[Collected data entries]
## start
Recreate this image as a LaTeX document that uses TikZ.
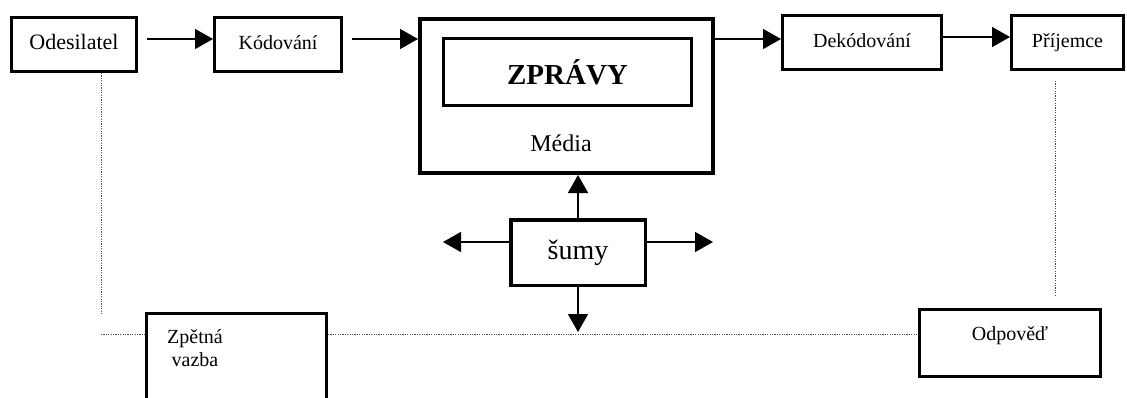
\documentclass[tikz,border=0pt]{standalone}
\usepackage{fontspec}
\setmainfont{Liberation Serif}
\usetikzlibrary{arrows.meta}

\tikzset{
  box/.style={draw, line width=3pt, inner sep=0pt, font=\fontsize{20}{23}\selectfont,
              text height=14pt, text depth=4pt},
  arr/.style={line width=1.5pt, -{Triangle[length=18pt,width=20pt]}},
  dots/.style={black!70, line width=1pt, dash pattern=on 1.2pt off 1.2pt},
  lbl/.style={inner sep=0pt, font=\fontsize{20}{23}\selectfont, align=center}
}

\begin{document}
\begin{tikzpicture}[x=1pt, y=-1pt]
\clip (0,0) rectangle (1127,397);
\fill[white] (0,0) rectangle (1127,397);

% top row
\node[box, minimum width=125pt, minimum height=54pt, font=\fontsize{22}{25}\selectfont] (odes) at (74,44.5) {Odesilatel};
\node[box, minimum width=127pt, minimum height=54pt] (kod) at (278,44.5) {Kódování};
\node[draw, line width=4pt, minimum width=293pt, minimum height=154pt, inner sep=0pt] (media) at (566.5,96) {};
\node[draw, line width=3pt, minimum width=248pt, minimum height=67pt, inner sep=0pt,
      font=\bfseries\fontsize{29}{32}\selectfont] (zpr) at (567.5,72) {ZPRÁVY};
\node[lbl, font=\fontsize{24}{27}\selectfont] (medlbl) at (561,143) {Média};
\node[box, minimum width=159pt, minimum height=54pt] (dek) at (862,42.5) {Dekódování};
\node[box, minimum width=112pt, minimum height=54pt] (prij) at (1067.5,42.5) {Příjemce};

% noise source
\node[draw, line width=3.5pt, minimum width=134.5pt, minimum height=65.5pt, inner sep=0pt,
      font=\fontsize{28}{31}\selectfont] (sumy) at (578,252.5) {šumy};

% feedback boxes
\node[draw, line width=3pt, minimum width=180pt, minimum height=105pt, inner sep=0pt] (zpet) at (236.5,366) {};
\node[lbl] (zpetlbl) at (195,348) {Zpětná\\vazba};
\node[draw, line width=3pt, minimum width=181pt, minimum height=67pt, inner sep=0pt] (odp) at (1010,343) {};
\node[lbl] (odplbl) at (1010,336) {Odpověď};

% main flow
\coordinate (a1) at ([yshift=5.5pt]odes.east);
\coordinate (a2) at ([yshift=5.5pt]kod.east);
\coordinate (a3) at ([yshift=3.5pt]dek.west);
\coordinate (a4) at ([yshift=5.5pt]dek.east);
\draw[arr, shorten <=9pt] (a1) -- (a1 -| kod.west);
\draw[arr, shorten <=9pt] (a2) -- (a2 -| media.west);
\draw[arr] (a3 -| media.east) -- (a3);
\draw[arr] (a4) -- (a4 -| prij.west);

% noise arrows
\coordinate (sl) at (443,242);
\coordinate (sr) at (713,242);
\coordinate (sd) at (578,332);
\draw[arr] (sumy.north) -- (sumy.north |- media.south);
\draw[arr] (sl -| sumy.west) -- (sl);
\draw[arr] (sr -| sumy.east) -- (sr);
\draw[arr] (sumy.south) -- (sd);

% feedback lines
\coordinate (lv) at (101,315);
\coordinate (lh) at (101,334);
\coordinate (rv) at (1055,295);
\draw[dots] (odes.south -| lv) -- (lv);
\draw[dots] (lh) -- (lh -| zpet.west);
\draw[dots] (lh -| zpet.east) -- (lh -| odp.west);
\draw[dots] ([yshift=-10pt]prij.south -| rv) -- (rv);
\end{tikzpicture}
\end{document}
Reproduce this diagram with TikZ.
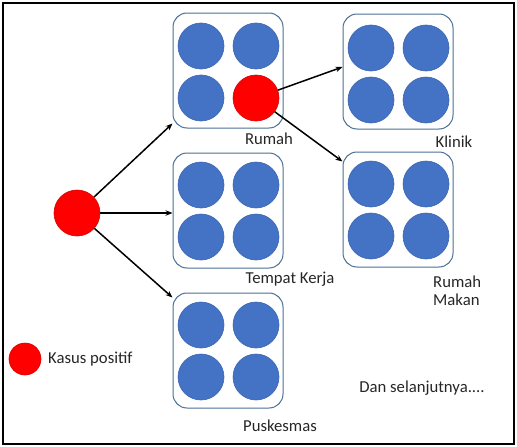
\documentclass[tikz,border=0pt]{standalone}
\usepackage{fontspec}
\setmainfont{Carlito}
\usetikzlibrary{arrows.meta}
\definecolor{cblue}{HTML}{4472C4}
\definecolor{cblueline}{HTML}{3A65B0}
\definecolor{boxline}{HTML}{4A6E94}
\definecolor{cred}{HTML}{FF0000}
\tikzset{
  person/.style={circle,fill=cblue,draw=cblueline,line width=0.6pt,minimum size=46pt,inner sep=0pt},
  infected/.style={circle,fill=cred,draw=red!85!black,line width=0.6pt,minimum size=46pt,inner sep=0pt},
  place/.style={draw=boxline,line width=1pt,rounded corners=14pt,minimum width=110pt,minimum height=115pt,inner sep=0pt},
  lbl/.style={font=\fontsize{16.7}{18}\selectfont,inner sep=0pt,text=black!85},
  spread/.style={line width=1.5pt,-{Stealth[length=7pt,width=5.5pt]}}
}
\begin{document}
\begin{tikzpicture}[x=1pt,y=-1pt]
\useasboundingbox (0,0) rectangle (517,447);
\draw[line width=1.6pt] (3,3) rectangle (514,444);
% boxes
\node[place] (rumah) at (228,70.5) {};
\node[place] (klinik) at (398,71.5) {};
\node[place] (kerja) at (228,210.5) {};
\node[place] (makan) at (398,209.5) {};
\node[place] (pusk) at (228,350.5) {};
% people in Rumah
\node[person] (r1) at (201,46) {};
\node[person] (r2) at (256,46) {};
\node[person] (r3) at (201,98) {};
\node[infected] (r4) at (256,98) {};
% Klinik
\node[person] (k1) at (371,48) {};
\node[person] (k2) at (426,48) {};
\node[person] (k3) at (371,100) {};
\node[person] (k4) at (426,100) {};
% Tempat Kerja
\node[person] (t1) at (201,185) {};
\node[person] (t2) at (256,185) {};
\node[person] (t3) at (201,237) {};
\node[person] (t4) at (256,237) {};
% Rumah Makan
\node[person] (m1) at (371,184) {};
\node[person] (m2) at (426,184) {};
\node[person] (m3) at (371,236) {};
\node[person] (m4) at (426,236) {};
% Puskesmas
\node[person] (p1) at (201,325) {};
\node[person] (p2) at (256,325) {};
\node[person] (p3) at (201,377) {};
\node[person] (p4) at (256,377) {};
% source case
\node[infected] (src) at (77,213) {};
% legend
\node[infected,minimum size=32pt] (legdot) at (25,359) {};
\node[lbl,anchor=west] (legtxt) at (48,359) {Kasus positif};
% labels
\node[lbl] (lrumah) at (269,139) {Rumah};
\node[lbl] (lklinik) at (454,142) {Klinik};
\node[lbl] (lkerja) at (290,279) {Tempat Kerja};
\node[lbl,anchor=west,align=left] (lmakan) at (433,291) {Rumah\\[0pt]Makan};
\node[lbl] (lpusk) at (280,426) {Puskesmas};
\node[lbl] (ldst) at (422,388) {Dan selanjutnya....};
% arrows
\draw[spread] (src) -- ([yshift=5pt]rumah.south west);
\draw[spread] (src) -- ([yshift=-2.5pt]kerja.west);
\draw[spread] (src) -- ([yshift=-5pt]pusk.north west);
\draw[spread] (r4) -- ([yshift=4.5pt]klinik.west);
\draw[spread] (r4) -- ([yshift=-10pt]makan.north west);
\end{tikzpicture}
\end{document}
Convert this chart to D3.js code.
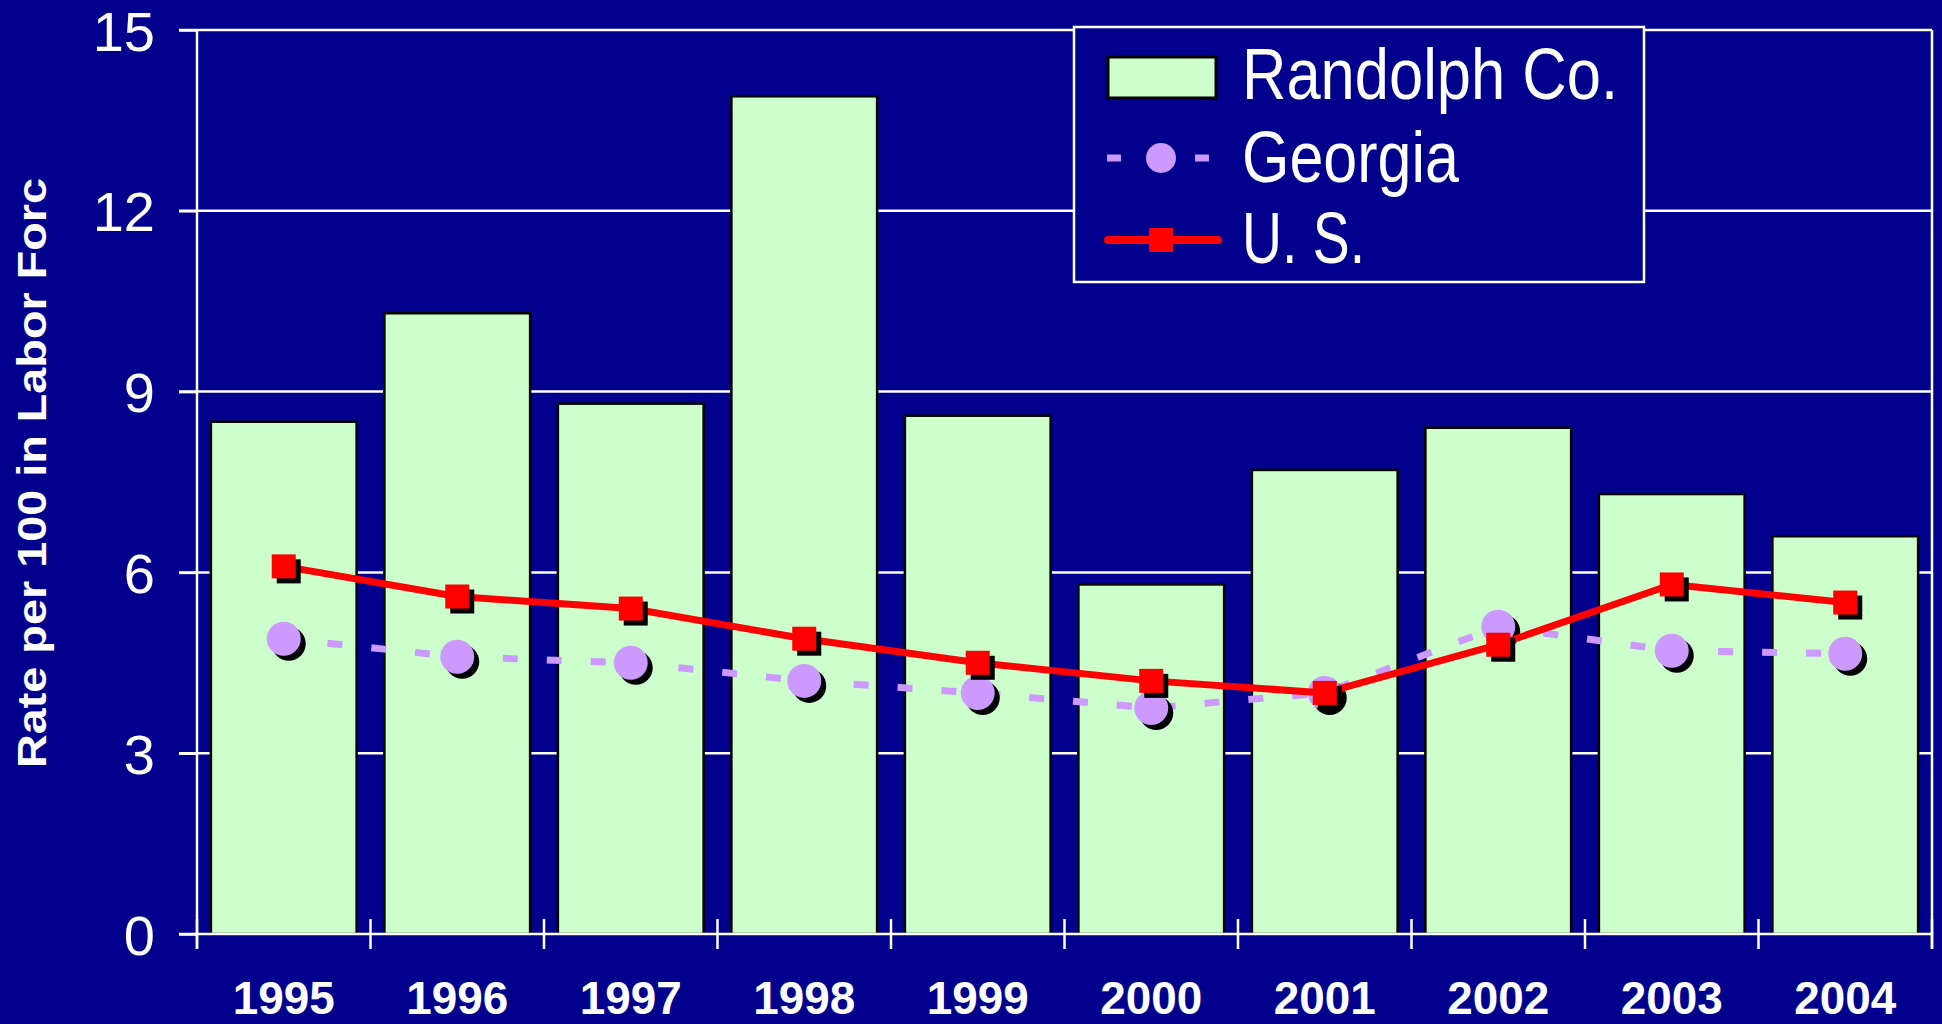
## end
[What is being asked] Copy the listing in full and without alteration, omitting every picture.

[Exercise output]
Recreate this image as a LaTeX document that uses TikZ.
\documentclass[tikz,border=0pt]{standalone}
\usepackage{fontspec}
\setmainfont{Liberation Serif}
\usetikzlibrary{arrows.meta}

\tikzset{
  box/.style={draw, line width=3pt, inner sep=0pt, font=\fontsize{20}{23}\selectfont,
              text height=14pt, text depth=4pt},
  arr/.style={line width=1.5pt, -{Triangle[length=18pt,width=20pt]}},
  dots/.style={black!70, line width=1pt, dash pattern=on 1.2pt off 1.2pt},
  lbl/.style={inner sep=0pt, font=\fontsize{20}{23}\selectfont, align=center}
}

\begin{document}
\begin{tikzpicture}[x=1pt, y=-1pt]
\clip (0,0) rectangle (1127,397);
\fill[white] (0,0) rectangle (1127,397);

% top row
\node[box, minimum width=125pt, minimum height=54pt, font=\fontsize{22}{25}\selectfont] (odes) at (74,44.5) {Odesilatel};
\node[box, minimum width=127pt, minimum height=54pt] (kod) at (278,44.5) {Kódování};
\node[draw, line width=4pt, minimum width=293pt, minimum height=154pt, inner sep=0pt] (media) at (566.5,96) {};
\node[draw, line width=3pt, minimum width=248pt, minimum height=67pt, inner sep=0pt,
      font=\bfseries\fontsize{29}{32}\selectfont] (zpr) at (567.5,72) {ZPRÁVY};
\node[lbl, font=\fontsize{24}{27}\selectfont] (medlbl) at (561,143) {Média};
\node[box, minimum width=159pt, minimum height=54pt] (dek) at (862,42.5) {Dekódování};
\node[box, minimum width=112pt, minimum height=54pt] (prij) at (1067.5,42.5) {Příjemce};

% noise source
\node[draw, line width=3.5pt, minimum width=134.5pt, minimum height=65.5pt, inner sep=0pt,
      font=\fontsize{28}{31}\selectfont] (sumy) at (578,252.5) {šumy};

% feedback boxes
\node[draw, line width=3pt, minimum width=180pt, minimum height=105pt, inner sep=0pt] (zpet) at (236.5,366) {};
\node[lbl] (zpetlbl) at (195,348) {Zpětná\\vazba};
\node[draw, line width=3pt, minimum width=181pt, minimum height=67pt, inner sep=0pt] (odp) at (1010,343) {};
\node[lbl] (odplbl) at (1010,336) {Odpověď};

% main flow
\coordinate (a1) at ([yshift=5.5pt]odes.east);
\coordinate (a2) at ([yshift=5.5pt]kod.east);
\coordinate (a3) at ([yshift=3.5pt]dek.west);
\coordinate (a4) at ([yshift=5.5pt]dek.east);
\draw[arr, shorten <=9pt] (a1) -- (a1 -| kod.west);
\draw[arr, shorten <=9pt] (a2) -- (a2 -| media.west);
\draw[arr] (a3 -| media.east) -- (a3);
\draw[arr] (a4) -- (a4 -| prij.west);

% noise arrows
\coordinate (sl) at (443,242);
\coordinate (sr) at (713,242);
\coordinate (sd) at (578,332);
\draw[arr] (sumy.north) -- (sumy.north |- media.south);
\draw[arr] (sl -| sumy.west) -- (sl);
\draw[arr] (sr -| sumy.east) -- (sr);
\draw[arr] (sumy.south) -- (sd);

% feedback lines
\coordinate (lv) at (101,315);
\coordinate (lh) at (101,334);
\coordinate (rv) at (1055,295);
\draw[dots] (odes.south -| lv) -- (lv);
\draw[dots] (lh) -- (lh -| zpet.west);
\draw[dots] (lh -| zpet.east) -- (lh -| odp.west);
\draw[dots] ([yshift=-10pt]prij.south -| rv) -- (rv);
\end{tikzpicture}
\end{document}
Reproduce this diagram with TikZ.
\documentclass[tikz,border=0pt]{standalone}
\usepackage{fontspec}
\setmainfont{Carlito}
\usetikzlibrary{arrows.meta}
\definecolor{cblue}{HTML}{4472C4}
\definecolor{cblueline}{HTML}{3A65B0}
\definecolor{boxline}{HTML}{4A6E94}
\definecolor{cred}{HTML}{FF0000}
\tikzset{
  person/.style={circle,fill=cblue,draw=cblueline,line width=0.6pt,minimum size=46pt,inner sep=0pt},
  infected/.style={circle,fill=cred,draw=red!85!black,line width=0.6pt,minimum size=46pt,inner sep=0pt},
  place/.style={draw=boxline,line width=1pt,rounded corners=14pt,minimum width=110pt,minimum height=115pt,inner sep=0pt},
  lbl/.style={font=\fontsize{16.7}{18}\selectfont,inner sep=0pt,text=black!85},
  spread/.style={line width=1.5pt,-{Stealth[length=7pt,width=5.5pt]}}
}
\begin{document}
\begin{tikzpicture}[x=1pt,y=-1pt]
\useasboundingbox (0,0) rectangle (517,447);
\draw[line width=1.6pt] (3,3) rectangle (514,444);
% boxes
\node[place] (rumah) at (228,70.5) {};
\node[place] (klinik) at (398,71.5) {};
\node[place] (kerja) at (228,210.5) {};
\node[place] (makan) at (398,209.5) {};
\node[place] (pusk) at (228,350.5) {};
% people in Rumah
\node[person] (r1) at (201,46) {};
\node[person] (r2) at (256,46) {};
\node[person] (r3) at (201,98) {};
\node[infected] (r4) at (256,98) {};
% Klinik
\node[person] (k1) at (371,48) {};
\node[person] (k2) at (426,48) {};
\node[person] (k3) at (371,100) {};
\node[person] (k4) at (426,100) {};
% Tempat Kerja
\node[person] (t1) at (201,185) {};
\node[person] (t2) at (256,185) {};
\node[person] (t3) at (201,237) {};
\node[person] (t4) at (256,237) {};
% Rumah Makan
\node[person] (m1) at (371,184) {};
\node[person] (m2) at (426,184) {};
\node[person] (m3) at (371,236) {};
\node[person] (m4) at (426,236) {};
% Puskesmas
\node[person] (p1) at (201,325) {};
\node[person] (p2) at (256,325) {};
\node[person] (p3) at (201,377) {};
\node[person] (p4) at (256,377) {};
% source case
\node[infected] (src) at (77,213) {};
% legend
\node[infected,minimum size=32pt] (legdot) at (25,359) {};
\node[lbl,anchor=west] (legtxt) at (48,359) {Kasus positif};
% labels
\node[lbl] (lrumah) at (269,139) {Rumah};
\node[lbl] (lklinik) at (454,142) {Klinik};
\node[lbl] (lkerja) at (290,279) {Tempat Kerja};
\node[lbl,anchor=west,align=left] (lmakan) at (433,291) {Rumah\\[0pt]Makan};
\node[lbl] (lpusk) at (280,426) {Puskesmas};
\node[lbl] (ldst) at (422,388) {Dan selanjutnya....};
% arrows
\draw[spread] (src) -- ([yshift=5pt]rumah.south west);
\draw[spread] (src) -- ([yshift=-2.5pt]kerja.west);
\draw[spread] (src) -- ([yshift=-5pt]pusk.north west);
\draw[spread] (r4) -- ([yshift=4.5pt]klinik.west);
\draw[spread] (r4) -- ([yshift=-10pt]makan.north west);
\end{tikzpicture}
\end{document}
Convert this chart to D3.js code.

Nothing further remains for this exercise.